As part of that mission threat analysis, Bradley wanted to make sure the CROWS cybersecurity efforts in the field were aligned with what is being taught at Air University. “We have an effort ongoing to look at that and how we make sure that we're doing the right thing,” he adds.

In addition to making sure weapons systems maintain effectiveness despite cyber attacks, confirming that systems are securely designed and applying cyber-related information technology security management, CROWS is standardizing cyber security in the acquisition process across the Air Force, which includes the development of an acquisition guidebook that standardized cyber-related language for contract evaluations. “I wanted to have standard acquisition language, standard cyber language,” Bradley said. “We worked closely with industry and then we took the guidebook and we distilled it down to eight, nine pages.”

That document went to the Air Force’s four center commanders in the Space and Missile Center (SMC), Nuclear Weapons Center, Lifecycle Management Center (LMC) and the Rapid Capabilities Office. The leaders all signed off on the document and directed their respective organizations to use the language in acquisition, including in statements of work, sections L and M in a request for proposal, and in sources sought notices and synopsis specifications. “So, we when we bake in cyber resiliency in a new program, we are all doing it in a similar fashion,” Bradley observed. “That's a big deal to me.”

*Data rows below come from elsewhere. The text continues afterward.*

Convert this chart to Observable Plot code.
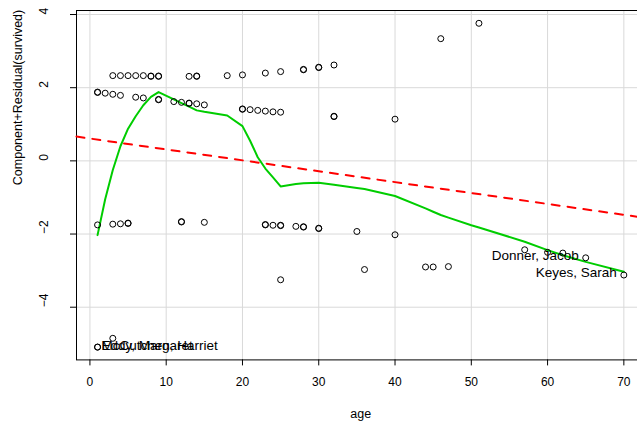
<!DOCTYPE html>
<html>
<head>
<meta charset="utf-8">
<script src="https://cdn.jsdelivr.net/npm/d3@7"></script>
<script src="https://cdn.jsdelivr.net/npm/@observablehq/plot@0.6"></script>
<style>
  html, body { margin: 0; padding: 0; background: #ffffff; }
  #chart { width: 637px; height: 427px; overflow: hidden; }
</style>
</head>
<body>
<div id="chart"></div>
<script>
// Component + residual plot for age in the logistic model of survival (Donner party).

// Partial residuals: one entry per passenger (age, component + residual).
const pointAge = [
  3, 4, 5, 6, 7, 8, 8, 9, 9, 13, 14, 14, 18, 20, 23, 25, 28, 28, 30, 30, 32, 46, 51,
  1, 1, 2, 3, 4, 6, 7, 9, 9, 11, 12, 13, 13, 14, 15, 20, 20, 21, 22, 23, 24, 25, 32, 32, 40,
  1, 3, 4, 5, 5, 12, 12, 15, 23, 23, 24, 25, 25, 27, 28, 28, 30, 30, 35, 40,
  25, 36, 44, 45, 47, 57, 60, 62, 65, 70,
  1, 1, 3
];
const pointResidual = [
  2.33, 2.33, 2.33, 2.33, 2.33, 2.32, 2.31, 2.32, 2.31, 2.31, 2.32, 2.31, 2.33, 2.35, 2.40, 2.44, 2.50, 2.49, 2.56, 2.55, 2.62, 3.34, 3.76,
  1.88, 1.87, 1.85, 1.82, 1.79, 1.74, 1.72, 1.68, 1.67, 1.62, 1.60, 1.58, 1.57, 1.56, 1.53, 1.42, 1.41, 1.40, 1.38, 1.36, 1.34, 1.33, 1.22, 1.21, 1.14,
  -1.75, -1.73, -1.72, -1.71, -1.70, -1.67, -1.66, -1.68, -1.75, -1.74, -1.76, -1.77, -1.76, -1.79, -1.80, -1.81, -1.84, -1.85, -1.93, -2.02,
  -3.25, -2.97, -2.90, -2.90, -2.89, -2.43, -2.50, -2.52, -2.65, -3.12,
  -5.09, -5.09, -4.85
];

// Identified passengers and where their labels sit relative to the point.
const labelName = ["Eddy, Margaret", "McCutchen, Harriet", "Donner, Jacob", "Keyes, Sarah"];
const labelAge = [1, 1, 65, 70];
const labelResidual = [-5.09, -5.09, -2.65, -3.12];
const labelSide = ["right", "right", "left", "left"];

// Linear component (fitted coefficient for age) at the ends of the axis.
const fitAge = [-1.76, 72.76];
const fitValue = [0.663, -1.557];

// Loess smooth of the partial residuals.
const smoothAge = [1, 2, 3, 4, 5, 6, 7, 8, 9, 11, 12, 13, 14, 15, 18, 20, 21, 22, 23, 24, 25, 27, 28, 30, 32, 35, 36, 40, 44, 45, 46, 47, 50, 51, 57, 60, 62, 65, 70];
const smoothValue = [-2.03, -1.05, -0.25, 0.40, 0.88, 1.22, 1.52, 1.75, 1.88, 1.68, 1.58, 1.48, 1.38, 1.34, 1.24, 0.95, 0.55, 0.10, -0.21, -0.45, -0.70, -0.63, -0.61, -0.60, -0.65, -0.74, -0.77, -0.96, -1.30, -1.39, -1.48, -1.55, -1.76, -1.82, -2.21, -2.44, -2.58, -2.76, -3.03];

// Axis ticks.
const xTicks = [0, 10, 20, 30, 40, 50, 60, 70];
const yTicks = [-4, -2, 0, 2, 4];

const xLabel = "age";
const yLabel = "Component+Residual(survived)";

const points = pointAge.map((a, i) => ({age: a, value: pointResidual[i]}));
const labels = labelName.map((n, i) => ({name: n, age: labelAge[i], value: labelResidual[i], side: labelSide[i]}));
const fit = fitAge.map((a, i) => ({age: a, value: fitValue[i]}));
const smooth = smoothAge.map((a, i) => ({age: a, value: smoothValue[i]}));

const fmt = d => String(d).replace("-", "\u2212");
const font = "'Liberation Sans', Arial, Helvetica, sans-serif";

const chart = Plot.plot({
  width: 637,
  height: 427,
  marginLeft: 76,
  marginRight: -7.4,
  marginTop: 10,
  marginBottom: 67.6,
  style: {fontFamily: font, fontSize: "12px", background: "#ffffff", color: "#000000"},
  x: {domain: [-1.76, 72.76], label: null},
  y: {domain: [-5.44, 4.11], label: null},
  marks: [
    Plot.gridX(xTicks, {stroke: "#d9d9d9", strokeOpacity: 1, strokeWidth: 1}),
    Plot.gridY(yTicks, {stroke: "#d9d9d9", strokeOpacity: 1, strokeWidth: 1}),
    Plot.frame({stroke: "#000000", strokeWidth: 1}),
    Plot.axisX(xTicks, {tickSize: 6, tickPadding: 12, tickFormat: fmt, label: null, stroke: "#000000"}),
    Plot.axisY(yTicks, {tickSize: 6, tickFormat: () => "", label: null, stroke: "#000000"}),
    // y tick labels read bottom-to-top, as in base graphics
    Plot.text(yTicks, {y: d => d, frameAnchor: "left", text: fmt, rotate: -90, dx: -29, lineAnchor: "bottom", fill: "#000000", fontSize: 12}),
    Plot.text([yLabel], {frameAnchor: "left", text: d => d, rotate: -90, dx: -59, fill: "#000000", fontSize: 12.5}),
    Plot.text([xLabel], {frameAnchor: "bottom", text: d => d, dy: 58, fill: "#000000", fontSize: 12.5}),
    Plot.line(fit, {x: "age", y: "value", stroke: "#ff0000", strokeWidth: 2, strokeDasharray: "8,8", strokeLinecap: "round"}),
    Plot.line(smooth, {x: "age", y: "value", stroke: "#00cd00", strokeWidth: 2}),
    Plot.dot(points, {x: "age", y: "value", r: 3, stroke: "#000000", strokeWidth: 1, fill: "none"}),
    Plot.text(labels.filter(d => d.side === "right"), {x: "age", y: "value", text: "name", textAnchor: "start", dx: 4, dy: -1, fill: "#000000", fontSize: 13.5}),
    Plot.text(labels.filter(d => d.side === "left"), {x: "age", y: "value", text: "name", textAnchor: "end", dx: -7, dy: -2, fill: "#000000", fontSize: 13.5})
  ]
});

document.getElementById("chart").appendChild(chart);
</script>
</body>
</html>
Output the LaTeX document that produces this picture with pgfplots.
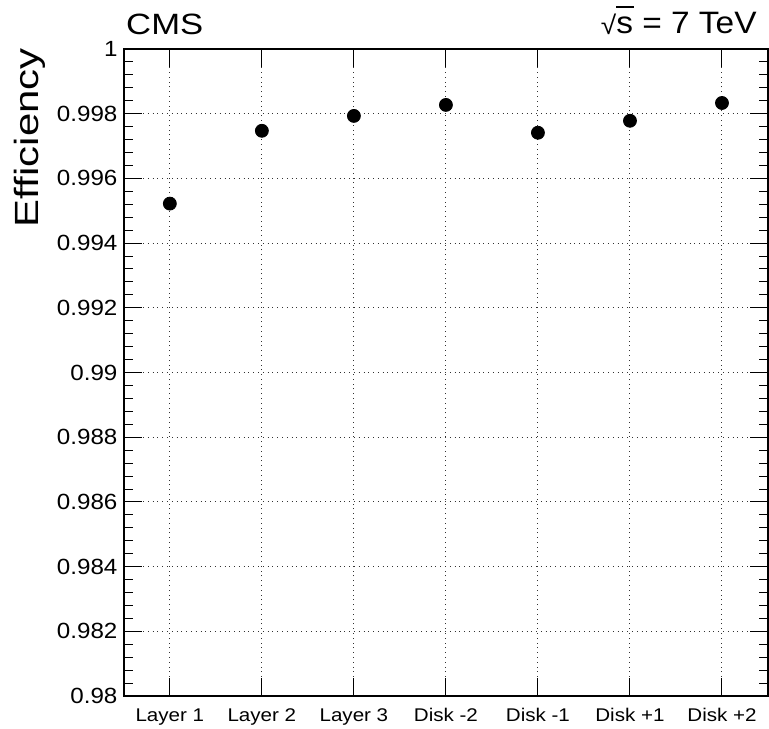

CROWS also develops cyber security solutions, on the research, development, testing and evaluation (RDT&E) side of things. “The other thing we're doing is that I have a team that does mitigations,” Bradley continued. “We're involved in a lot of different cyber mitigations right now. And as we identify a mitigation solution, … I want to see a connection with the Program Executive Offices (PEOs). So, I'll do the nonrecurring engineering, and they'll pick up the recurring engineering and field the solution.”

Another key priority for CROWS is to embed cyber personnel, called cyber-focused teams (CFTs), within each Air Force PEO. As programs modernize through sustainment, the CFTs will add cyber resiliency and awareness to the programs. Moreover, the organization is pursuing key cyber resiliency-related training efforts to increase the cyber awareness and cyber posture of airmen. Here, CROWS works closely with the Air University and the Air Force Institute of Technology. For example, because cross training has been mandated for maintainers, “all 135,000 maintainers in the Air Force will take some form of cyber training that we've developed,” he noted.

The director emphasized that CROWS will continue to work closely with the SMC even though the center is now a command in the new U.S. Space Force. “We have had a productive working relationship with the Space and Missile Center and look forward to continuing our collaboration with them to advance our mutual cyber resiliency and acquisition related efforts,” Bradley said.

“And at the end of the day, if I do nothing else, I need to provide increased capability to the warfighter.”